WORK REQUIRED: Retype all material exactly. Pictures stay out of the copy.

DATASET EXCERPT:
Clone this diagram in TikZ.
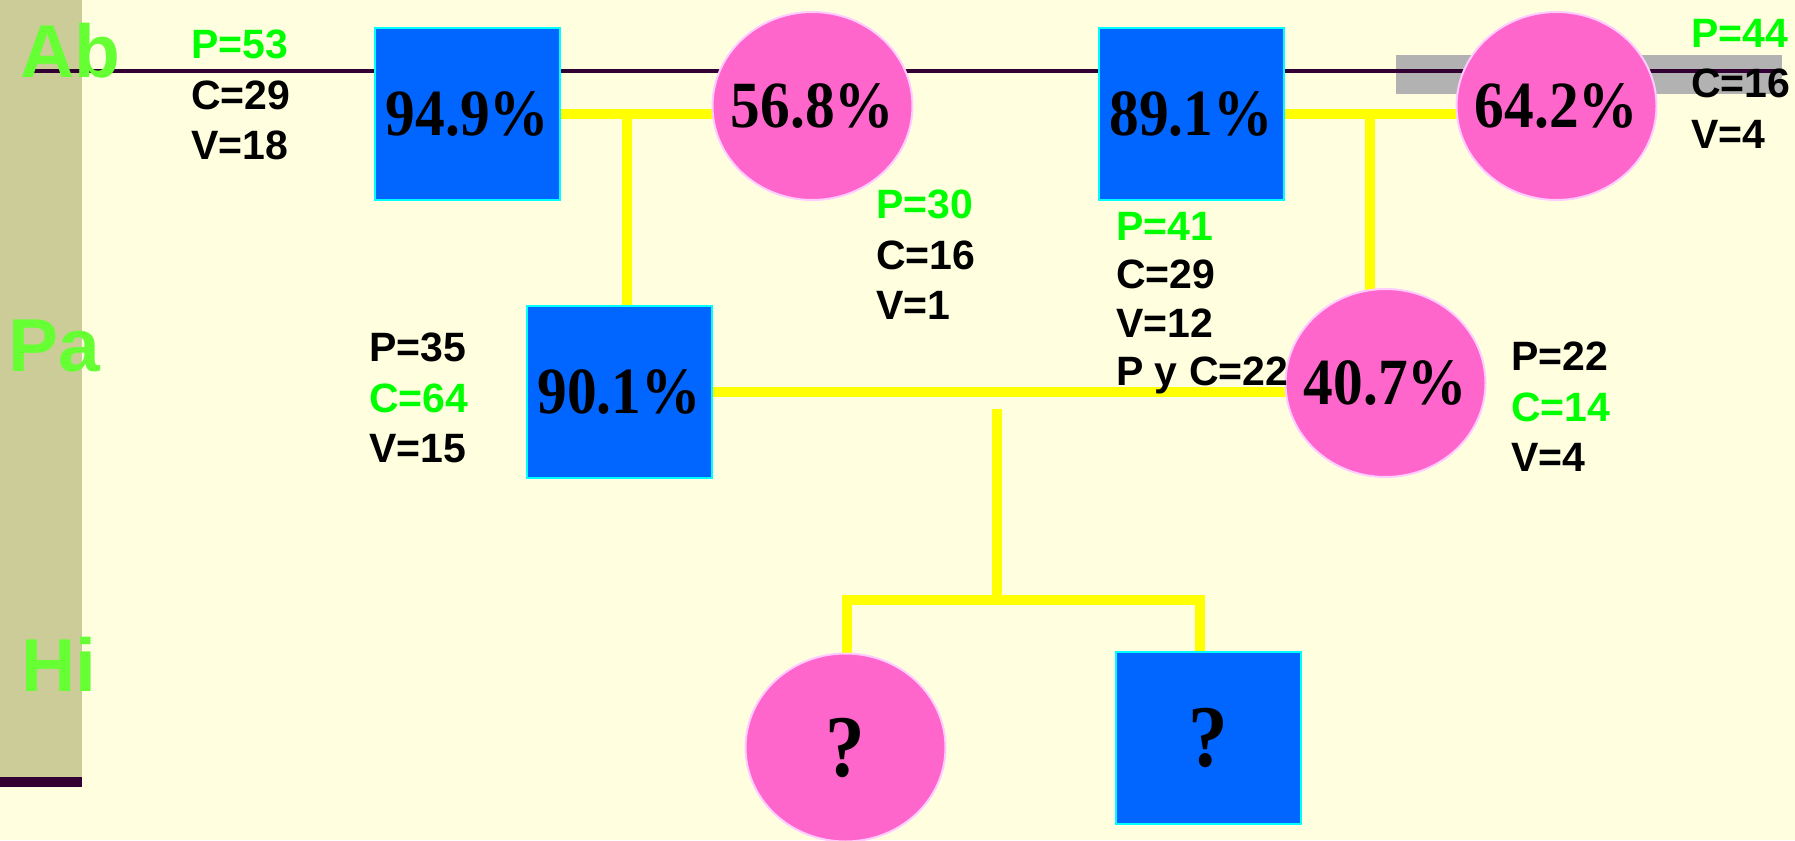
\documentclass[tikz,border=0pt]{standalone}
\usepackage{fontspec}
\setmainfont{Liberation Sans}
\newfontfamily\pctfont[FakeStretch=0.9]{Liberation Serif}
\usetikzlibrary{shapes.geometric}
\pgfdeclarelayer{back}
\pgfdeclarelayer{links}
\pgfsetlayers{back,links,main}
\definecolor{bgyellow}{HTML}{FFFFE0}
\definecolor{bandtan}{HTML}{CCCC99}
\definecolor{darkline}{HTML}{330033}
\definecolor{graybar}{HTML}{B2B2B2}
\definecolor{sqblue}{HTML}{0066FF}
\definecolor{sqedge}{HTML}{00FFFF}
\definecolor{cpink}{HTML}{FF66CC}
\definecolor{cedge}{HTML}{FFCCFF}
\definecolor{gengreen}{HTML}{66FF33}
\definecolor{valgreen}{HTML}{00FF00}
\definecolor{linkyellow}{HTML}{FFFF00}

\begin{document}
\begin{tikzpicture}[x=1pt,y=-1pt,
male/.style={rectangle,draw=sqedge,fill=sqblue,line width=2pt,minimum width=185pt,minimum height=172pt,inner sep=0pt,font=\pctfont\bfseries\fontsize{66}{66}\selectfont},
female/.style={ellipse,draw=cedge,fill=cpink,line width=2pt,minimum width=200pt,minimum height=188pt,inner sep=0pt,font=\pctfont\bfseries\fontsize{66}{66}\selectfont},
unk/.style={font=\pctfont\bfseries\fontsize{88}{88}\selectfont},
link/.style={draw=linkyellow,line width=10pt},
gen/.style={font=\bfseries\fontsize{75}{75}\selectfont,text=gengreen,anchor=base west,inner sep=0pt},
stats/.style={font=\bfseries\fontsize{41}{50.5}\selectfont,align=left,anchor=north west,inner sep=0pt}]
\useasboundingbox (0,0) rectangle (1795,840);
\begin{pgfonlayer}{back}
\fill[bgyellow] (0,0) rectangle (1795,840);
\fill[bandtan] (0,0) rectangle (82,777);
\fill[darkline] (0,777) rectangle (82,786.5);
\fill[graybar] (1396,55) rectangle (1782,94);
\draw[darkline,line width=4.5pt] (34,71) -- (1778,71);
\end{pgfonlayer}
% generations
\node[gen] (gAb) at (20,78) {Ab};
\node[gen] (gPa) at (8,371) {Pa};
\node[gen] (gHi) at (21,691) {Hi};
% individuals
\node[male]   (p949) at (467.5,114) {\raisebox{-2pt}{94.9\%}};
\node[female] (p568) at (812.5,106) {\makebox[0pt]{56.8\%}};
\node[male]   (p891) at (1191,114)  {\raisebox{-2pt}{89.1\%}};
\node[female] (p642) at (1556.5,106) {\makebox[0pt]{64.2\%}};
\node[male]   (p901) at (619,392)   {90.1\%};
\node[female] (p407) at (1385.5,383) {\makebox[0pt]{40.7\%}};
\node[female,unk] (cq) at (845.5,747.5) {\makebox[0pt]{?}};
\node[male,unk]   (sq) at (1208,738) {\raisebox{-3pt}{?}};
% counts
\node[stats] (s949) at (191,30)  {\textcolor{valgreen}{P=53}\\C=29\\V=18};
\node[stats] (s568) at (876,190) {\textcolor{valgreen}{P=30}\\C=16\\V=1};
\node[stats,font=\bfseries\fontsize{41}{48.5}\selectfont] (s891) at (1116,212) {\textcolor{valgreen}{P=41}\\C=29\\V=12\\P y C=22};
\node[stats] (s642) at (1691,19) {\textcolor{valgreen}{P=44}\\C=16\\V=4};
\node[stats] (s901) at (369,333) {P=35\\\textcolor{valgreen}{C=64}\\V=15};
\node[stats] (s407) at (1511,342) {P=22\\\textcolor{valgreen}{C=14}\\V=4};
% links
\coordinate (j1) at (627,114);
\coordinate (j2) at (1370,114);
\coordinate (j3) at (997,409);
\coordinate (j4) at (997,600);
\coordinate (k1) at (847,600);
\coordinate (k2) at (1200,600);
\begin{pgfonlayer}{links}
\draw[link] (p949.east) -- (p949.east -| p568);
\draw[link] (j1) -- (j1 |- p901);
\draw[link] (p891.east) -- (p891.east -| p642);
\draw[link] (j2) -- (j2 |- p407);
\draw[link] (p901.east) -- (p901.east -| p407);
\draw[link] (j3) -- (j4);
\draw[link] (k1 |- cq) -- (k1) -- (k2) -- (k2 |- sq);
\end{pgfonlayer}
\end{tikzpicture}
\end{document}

OUTPUT BELOW:
Clone this diagram in TikZ.
\documentclass[tikz,border=0pt]{standalone}
\usepackage{fontspec}
\setmainfont{Liberation Sans}
\newfontfamily\pctfont[FakeStretch=0.9]{Liberation Serif}
\usetikzlibrary{shapes.geometric}
\pgfdeclarelayer{back}
\pgfdeclarelayer{links}
\pgfsetlayers{back,links,main}
\definecolor{bgyellow}{HTML}{FFFFE0}
\definecolor{bandtan}{HTML}{CCCC99}
\definecolor{darkline}{HTML}{330033}
\definecolor{graybar}{HTML}{B2B2B2}
\definecolor{sqblue}{HTML}{0066FF}
\definecolor{sqedge}{HTML}{00FFFF}
\definecolor{cpink}{HTML}{FF66CC}
\definecolor{cedge}{HTML}{FFCCFF}
\definecolor{gengreen}{HTML}{66FF33}
\definecolor{valgreen}{HTML}{00FF00}
\definecolor{linkyellow}{HTML}{FFFF00}

\begin{document}
\begin{tikzpicture}[x=1pt,y=-1pt,
male/.style={rectangle,draw=sqedge,fill=sqblue,line width=2pt,minimum width=185pt,minimum height=172pt,inner sep=0pt,font=\pctfont\bfseries\fontsize{66}{66}\selectfont},
female/.style={ellipse,draw=cedge,fill=cpink,line width=2pt,minimum width=200pt,minimum height=188pt,inner sep=0pt,font=\pctfont\bfseries\fontsize{66}{66}\selectfont},
unk/.style={font=\pctfont\bfseries\fontsize{88}{88}\selectfont},
link/.style={draw=linkyellow,line width=10pt},
gen/.style={font=\bfseries\fontsize{75}{75}\selectfont,text=gengreen,anchor=base west,inner sep=0pt},
stats/.style={font=\bfseries\fontsize{41}{50.5}\selectfont,align=left,anchor=north west,inner sep=0pt}]
\useasboundingbox (0,0) rectangle (1795,840);
\begin{pgfonlayer}{back}
\fill[bgyellow] (0,0) rectangle (1795,840);
\fill[bandtan] (0,0) rectangle (82,777);
\fill[darkline] (0,777) rectangle (82,786.5);
\fill[graybar] (1396,55) rectangle (1782,94);
\draw[darkline,line width=4.5pt] (34,71) -- (1778,71);
\end{pgfonlayer}
% generations
\node[gen] (gAb) at (20,78) {Ab};
\node[gen] (gPa) at (8,371) {Pa};
\node[gen] (gHi) at (21,691) {Hi};
% individuals
\node[male]   (p949) at (467.5,114) {\raisebox{-2pt}{94.9\%}};
\node[female] (p568) at (812.5,106) {\makebox[0pt]{56.8\%}};
\node[male]   (p891) at (1191,114)  {\raisebox{-2pt}{89.1\%}};
\node[female] (p642) at (1556.5,106) {\makebox[0pt]{64.2\%}};
\node[male]   (p901) at (619,392)   {90.1\%};
\node[female] (p407) at (1385.5,383) {\makebox[0pt]{40.7\%}};
\node[female,unk] (cq) at (845.5,747.5) {\makebox[0pt]{?}};
\node[male,unk]   (sq) at (1208,738) {\raisebox{-3pt}{?}};
% counts
\node[stats] (s949) at (191,30)  {\textcolor{valgreen}{P=53}\\C=29\\V=18};
\node[stats] (s568) at (876,190) {\textcolor{valgreen}{P=30}\\C=16\\V=1};
\node[stats,font=\bfseries\fontsize{41}{48.5}\selectfont] (s891) at (1116,212) {\textcolor{valgreen}{P=41}\\C=29\\V=12\\P y C=22};
\node[stats] (s642) at (1691,19) {\textcolor{valgreen}{P=44}\\C=16\\V=4};
\node[stats] (s901) at (369,333) {P=35\\\textcolor{valgreen}{C=64}\\V=15};
\node[stats] (s407) at (1511,342) {P=22\\\textcolor{valgreen}{C=14}\\V=4};
% links
\coordinate (j1) at (627,114);
\coordinate (j2) at (1370,114);
\coordinate (j3) at (997,409);
\coordinate (j4) at (997,600);
\coordinate (k1) at (847,600);
\coordinate (k2) at (1200,600);
\begin{pgfonlayer}{links}
\draw[link] (p949.east) -- (p949.east -| p568);
\draw[link] (j1) -- (j1 |- p901);
\draw[link] (p891.east) -- (p891.east -| p642);
\draw[link] (j2) -- (j2 |- p407);
\draw[link] (p901.east) -- (p901.east -| p407);
\draw[link] (j3) -- (j4);
\draw[link] (k1 |- cq) -- (k1) -- (k2) -- (k2 |- sq);
\end{pgfonlayer}
\end{tikzpicture}
\end{document}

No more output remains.